7.4.2.7. Attributes of Graphs, Views, Nodes, and Edges¶
For a full and in depth explanation of the attribute handling, see Section Attributes.
Schema Handling for Attributes¶
The following set of operations can be used for manipulating the schema information about attributes:
Method graph_attribute_names returns a list of all graph attribute names (as strings).
The method graph_attribute converts a string into an attribute descriptor.
If a string denotes a valid graph attribute can be queried by method is_graph_attribute_name.
A new graph attribute can be created using create_graph_attribute. The second parameter specifies the type used for the values stored later on.
An attribute can be renamed by rename_graph_attribute.
If you do not need an attribute anymore, you can remove it from the graph by destroy_graph_attribute.
The other methods analogously work for view, node, and edge attributes. The topic “attributes” is covered in detail in Section Attributes.
Value Handling for Attributes¶
For a full and in depth explanation of the attribute handling, see Section Attributes.
has_key checks whether attribute key is set.
__getitem__ gets the stored value for attribute key.
__setitem__ sets a new value for the attribute.
__delitem__ removes an attribute value.
__iter__ and next implement the iterator interface.
keys returns a list of the names of all set attributes.
items returns the list of all set pairs of keys (as strings) and values.
get_string_list interprets the string attribute as list and returns the list.
set_string_list stores a string representing the given string list.
append_to_string_list appends the given string to the string list stored in the string attribute.
7.4.2.8. Membership in the Graph¶
__contains__(element)
Instance method __contains__ checks whether the element passed as parameter (a view, a node or an edge) is contained in the graph or the attribute is set in the graph. The attribute can be either specified by a graph attribute descriptor or by a string which denotes the name of the graph attribute.
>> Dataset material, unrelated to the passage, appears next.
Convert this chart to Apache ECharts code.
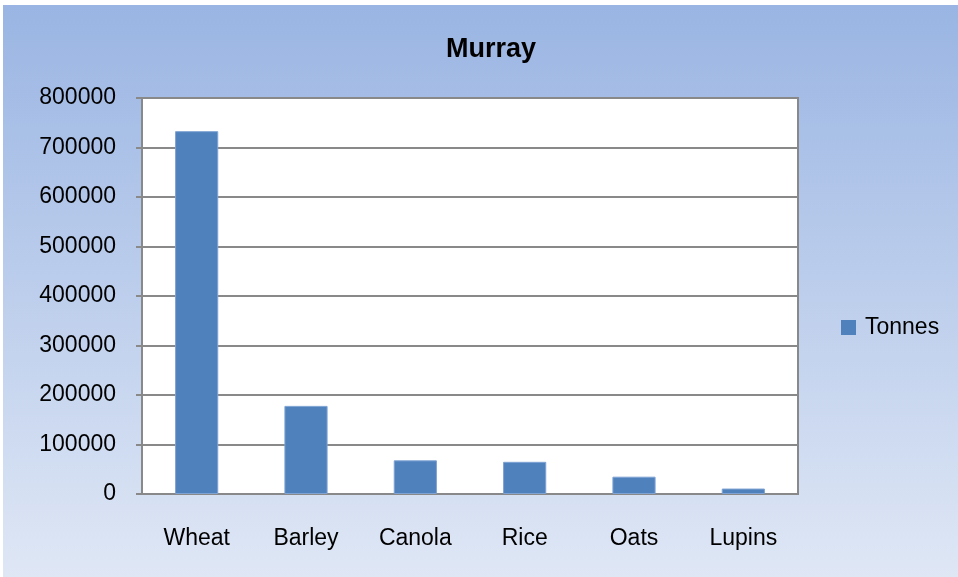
<!DOCTYPE html>
<html>
<head>
<meta charset="utf-8">
<script src="https://cdn.jsdelivr.net/npm/echarts@6/dist/echarts.min.js"></script>
<style>
  html, body { margin: 0; padding: 0; background: #fff; }
  #chart { width: 958px; height: 577px; }
</style>
</head>
<body>
<div id="chart"></div>
<script>
// crops and tonnes
const crops = ['Wheat', 'Barley', 'Canola', 'Rice', 'Oats', 'Lupins']
const tonnes = [733000, 178000, 68000, 65000, 35000, 11000]
const seriesName = 'Tonnes'

const font = '"Liberation Sans", Arial, sans-serif'
const grey = '#898989'

const chart = echarts.init(document.getElementById('chart'))
chart.setOption({
  backgroundColor: '#ffffff',
  animation: false,
  // panel background with vertical gradient
  graphic: [{
    type: 'rect',
    z: -10,
    shape: { x: 3, y: 5, width: 955, height: 572 },
    style: {
      fill: new echarts.graphic.LinearGradient(0, 0, 0, 1, [
        { offset: 0, color: '#9ab5e3' },
        { offset: 1, color: '#dfe7f5' },
      ]),
    },
  }],
  title: {
    text: 'Murray',
    left: 486,
    top: 31,
    textAlign: 'center',
    textStyle: { fontFamily: font, fontSize: 27, fontWeight: 'bold', color: '#000' },
  },
  legend: {
    data: [seriesName],
    orient: 'vertical',
    left: 836,
    top: 311,
    itemWidth: 15,
    itemHeight: 15,
    icon: 'rect',
    itemStyle: { borderWidth: 0 },
    textStyle: { fontFamily: font, fontSize: 23, color: '#000', padding: [0, 0, 0, 4] },
  },
  grid: {
    left: 142,
    right: 160,
    top: 98,
    bottom: 83,
    show: true,
    backgroundColor: '#ffffff',
    borderColor: grey,
    borderWidth: 2,
  },
  xAxis: {
    type: 'category',
    data: crops,
    axisLine: { lineStyle: { color: grey, width: 2 } },
    axisTick: { length: 7, lineStyle: { color: grey, width: 2 } },
    axisLabel: { margin: 33, fontFamily: font, fontSize: 23, color: '#000' },
  },
  yAxis: {
    type: 'value',
    min: 0,
    max: 800000,
    interval: 100000,
    axisLine: { show: true, lineStyle: { color: grey, width: 2 } },
    axisTick: { show: true, length: 6, lineStyle: { color: grey, width: 2 } },
    axisLabel: {
      margin: 26,
      fontFamily: font,
      fontSize: 23,
      color: '#000',
      padding: [5, 0, 0, 0],
      formatter: v => String(v),
    },
    splitLine: { lineStyle: { color: grey, width: 2 } },
  },
  series: [{
    name: seriesName,
    type: 'bar',
    data: tonnes,
    barWidth: '39.5%',
    itemStyle: { color: '#4f81bd', borderColor: '#7fa3d3', borderWidth: 1 },
  }],
})
</script>
</body>
</html>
Instance method __contains__ is also usable as in operator.
Caution
__contains__ simply returns ’False’ instead of raising an exception in case an attribute specified by name is not a valid graph attribute.
7.4.2.9. Access to Views¶
A view is a subgraph of an RFG.
Instance method view_names returns a list of names of all views in the graph (see Listing Printing the view names of an RFG). Instance method views returns a list of all views. When you know only the name of a view, you get access to the view by supplying view with the name. You can check a name for validity by is_view_name.
graph = rfg.Graph("...")
for view_name in graph.view_names():
print view_name
These instance methods return all elements (nodes or edges, respectively) in the view as
a set. If you supply a matcher function that takes a Node ( Edge
respectively) only those elements are supplied for which the matcher holds,
see Listing Get the routine nodes contained in a view.
Note
As nodes and edges return a full-fledged set of elements, it is a good idea to use xnodes and xedges when iterating because of memory management reasons.
from bauhaus import rfg
my_graph = rfg.Graph(filename)
my_view = my_graph.view(rfg.code_facts_view_name())
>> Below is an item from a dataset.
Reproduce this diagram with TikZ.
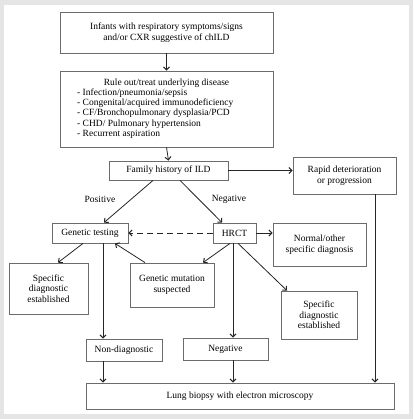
\documentclass[tikz,border=0pt]{standalone}
\usepackage{fontspec}
\setmainfont{Liberation Serif}
\usetikzlibrary{arrows.meta,calc}
\definecolor{framegray}{rgb}{0.9,0.9,0.9}
\definecolor{boxgray}{rgb}{0.42,0.42,0.42}
\definecolor{arrowgray}{rgb}{0.15,0.15,0.15}

\begin{document}
\begin{tikzpicture}[x=1pt,y=-1pt,
	>={Straight Barb[length=3pt,width=6pt,line width=1pt]},
	box/.style={draw=boxgray,line width=0.8pt,inner sep=0pt,align=center,
		font=\fontsize{9.5}{10.6}\selectfont},
	lbl/.style={inner sep=1pt,font=\fontsize{9.5}{10.3}\selectfont},
	link/.style={->,draw=arrowgray,line width=0.8pt}]
\def\boxat#1#2#3#4#5#6{
	\node[box,minimum width=#4pt,minimum height=#5pt] (#1) at (#2,#3) {#6};
}
% frame
\fill[framegray] (0,0) rectangle (413,419);
\fill[white] (4,5) rectangle (409,414);
\useasboundingbox (0,0) rectangle (413,419);

\boxat{infants}{166.5}{32.5}{213}{41}{Infants with respiratory symptoms/signs\\
	and/or CXR suggestive of chILD}
\boxat{ruleout}{166.5}{109}{213}{76}{}
\node[lbl] (ruletitle) at (166.5,83) {Rule out/treat underlying disease};
\node[lbl,anchor=west,align=left] (rulelist) at (76,113.5)
	{- Infection/pneumonia/sepsis\\
	- Congenital/acquired immunodeficiency\\
	- CF/Bronchopulmonary dysplasia/PCD\\
	- CHD/ Pulmonary hypertension\\
	- Recurrent aspiration};
\boxat{family}{168.5}{170.5}{119}{19}{Family history of ILD}
\boxat{rapid}{344.5}{175.5}{103}{37}{Rapid deterioration\\or progression}
\boxat{gentest}{90}{233}{76}{20}{Genetic testing}
\boxat{hrct}{234.5}{233}{43}{20}{HRCT}
\boxat{normal}{319.5}{244.5}{93}{43}{Normal/other\\specific diagnosis}
\boxat{specleft}{48.5}{288.5}{79}{51}{Specific\\diagnostic\\established}
\boxat{mutation}{172}{285}{84}{44}{Genetic mutation\\suspected}
\boxat{specright}{319}{315}{76}{48}{Specific\\diagnostic\\established}
\boxat{nondiag}{124}{350}{76}{22}{Non-diagnostic}
\boxat{negative}{225.5}{349}{85}{22}{Negative}
\boxat{biopsy}{240}{396}{308}{26}{Lung biopsy with electron microscopy}

\node[lbl] (pos) at (100,199) {Positive};
\node[lbl] (neg) at (229,199) {Negative};

\draw[link] (infants.south) -- (ruleout.north);
\draw[link] (ruleout.south) -- (family.north);
\draw[link] (family.east) -- (family.east -| rapid.west);

\draw[link] ([xshift=-15.5pt]family.south) -- ([xshift=14pt]gentest.north);
\draw[link] ([xshift=11.5pt]family.south) -- ([xshift=-12.5pt]hrct.north);

\draw[link,dashed,dash pattern=on 6pt off 4pt] (hrct.west) -- (gentest.east);
\draw[link] (hrct.east) -- (hrct.east -| normal.west);

\draw[link] ([xshift=-7pt]gentest.south) -- ([xshift=9.5pt]specleft.north);
\draw[link] ([xshift=-27pt]mutation.north) -- ([xshift=25pt]gentest.south);
\draw[link] ([xshift=-4.5pt]hrct.south) -- ([xshift=31pt]mutation.north);
\draw[link] ([xshift=3.5pt]hrct.south) -- ([xshift=-32pt]specright.north);
\draw[link] ([xshift=-1.5pt]hrct.south) -- ([xshift=-1.5pt]hrct.south |- negative.north);
\draw[link] ([xshift=13pt]gentest.south) -- ([xshift=13pt]gentest.south |- nondiag.north);

\draw[link] ([xshift=-21pt]nondiag.south) -- ([xshift=-21pt]nondiag.south |- biopsy.north);
\draw[link] ([xshift=7.5pt]negative.south) -- ([xshift=7.5pt]negative.south |- biopsy.north);
\draw[link] ([xshift=30.5pt]rapid.south) -- ([xshift=30.5pt]rapid.south |- biopsy.north);

\end{tikzpicture}
\end{document}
routine_type = my_graph.node_type("Routine")
def only_routines(node):
return node.is_of_subtype(routine_type)
all_routines_in_view = my_graph.nodes(my_view, only_routines)
7.4.2.10. Iterating the Elements Contained in a Graph¶
Instance methods xviews, xnodes, and xedges return iterator objects for all views, nodes, and edges contained in the graph. The iterator is of type GraphViewIter, GraphNodeIter/ViewNodeIter, or GraphEdgeIter/ViewEdgeIter, respectively. The view iterators are returned if a view is passed in.
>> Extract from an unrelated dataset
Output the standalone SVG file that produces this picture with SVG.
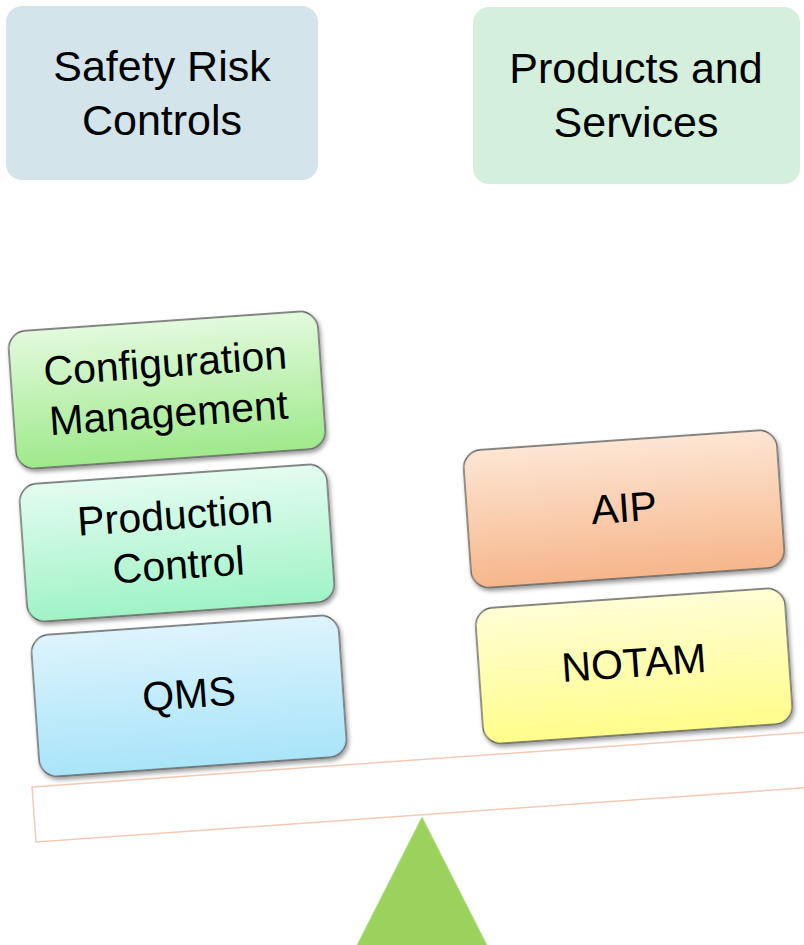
<svg xmlns="http://www.w3.org/2000/svg" width="804" height="945" viewBox="0 0 804 945">
  <defs>
    <style>
      text { font-family: "Liberation Sans", Arial, sans-serif; fill: #000; text-anchor: middle; }
      .head { font-size: 43px; }
      .lbl { font-size: 41px; }
      .card { stroke: #5f5f5f; stroke-width: 1.3; filter: url(#shadow); }
      .beam { fill: #ffffff; stroke: #f5c9b6; stroke-width: 1.5; }
    </style>
    <filter id="shadow" x="-10%" y="-10%" width="125%" height="130%">
      <feDropShadow dx="1.5" dy="3" stdDeviation="2.2" flood-color="#000" flood-opacity="0.4"/>
    </filter>
    <linearGradient id="gConfig" x1="0" y1="0" x2="0" y2="1">
      <stop offset="0" stop-color="#e2fadd"/>
      <stop offset="1" stop-color="#9fe98b"/>
    </linearGradient>
    <linearGradient id="gProd" x1="0" y1="0" x2="0" y2="1">
      <stop offset="0" stop-color="#e4fcf1"/>
      <stop offset="1" stop-color="#9ff3c6"/>
    </linearGradient>
    <linearGradient id="gQms" x1="0" y1="0" x2="0" y2="1">
      <stop offset="0" stop-color="#ddf4fc"/>
      <stop offset="1" stop-color="#a9e4f9"/>
    </linearGradient>
    <linearGradient id="gAip" x1="0" y1="0" x2="0" y2="1">
      <stop offset="0" stop-color="#fde6d4"/>
      <stop offset="1" stop-color="#f6b68b"/>
    </linearGradient>
    <linearGradient id="gNotam" x1="0" y1="0" x2="0" y2="1">
      <stop offset="0" stop-color="#fffed6"/>
      <stop offset="1" stop-color="#fffd8a"/>
    </linearGradient>
  </defs>

  <rect width="804" height="945" fill="#ffffff"/>

  <!-- column headings -->
  <g id="safety-risk-controls">
    <rect x="6" y="6" width="312" height="174" rx="16" fill="#d4e4eb"/>
    <text class="head" x="162" y="81">Safety Risk</text>
    <text class="head" x="162" y="135">Controls</text>
  </g>
  <g id="products-and-services">
    <rect x="473" y="7" width="327" height="177" rx="16" fill="#d4efdc"/>
    <text class="head" x="636" y="83">Products and</text>
    <text class="head" x="636" y="137">Services</text>
  </g>

  <!-- balance beam and fulcrum -->
  <g id="beam">
    <polygon class="beam" points="32,787 812,732 816,787 36,842"/>
  </g>
  <g id="fulcrum">
    <polygon points="422,817 352,955 492,955" fill="#9bd25e" stroke="#b6e08a" stroke-width="1"/>
  </g>

  <!-- left pan: controls -->
  <g id="configuration-management" transform="translate(167,390) rotate(-4)">
    <rect class="card" x="-155" y="-69" width="310" height="138" rx="18" fill="url(#gConfig)"/>
    <text class="lbl" x="0" y="-13">Configuration</text>
    <text class="lbl" x="0" y="37">Management</text>
  </g>
  <g id="production-control" transform="translate(177,543) rotate(-4)">
    <rect class="card" x="-154" y="-69" width="308" height="138" rx="18" fill="url(#gProd)"/>
    <text class="lbl" x="0" y="-14">Production</text>
    <text class="lbl" x="0" y="36">Control</text>
  </g>
  <g id="qms" transform="translate(189,696) rotate(-4)">
    <rect class="card" x="-154" y="-71" width="308" height="142" rx="18" fill="url(#gQms)"/>
    <text class="lbl" x="0" y="12">QMS</text>
  </g>

  <!-- right pan: products -->
  <g id="aip" transform="translate(624,509) rotate(-4)">
    <rect class="card" x="-157" y="-69" width="314" height="138" rx="18" fill="url(#gAip)"/>
    <text class="lbl" x="0" y="13">AIP</text>
  </g>
  <g id="notam" transform="translate(634,666) rotate(-4)">
    <rect class="card" x="-155" y="-68" width="310" height="136" rx="18" fill="url(#gNotam)"/>
    <text class="lbl" x="0" y="11">NOTAM</text>
  </g>
</svg>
The example in Listing Print the names of all views of an RFG prints the names of all views contained in an RFG.
from bauhaus import rfg
my_graph = rfg.Graph(filename)
for v in my_graph.xviews():
print v.name()
If you supply a matcher function that takes a Node ( Edge respectively)
only those elements are supplied for which the matcher holds.
Note
These operations have a new parameter view (introduced in 5.7.0) which has not been present in older versions. Either add a named parameter for the matcher function or a value ’None’ as first parameter to existing calls.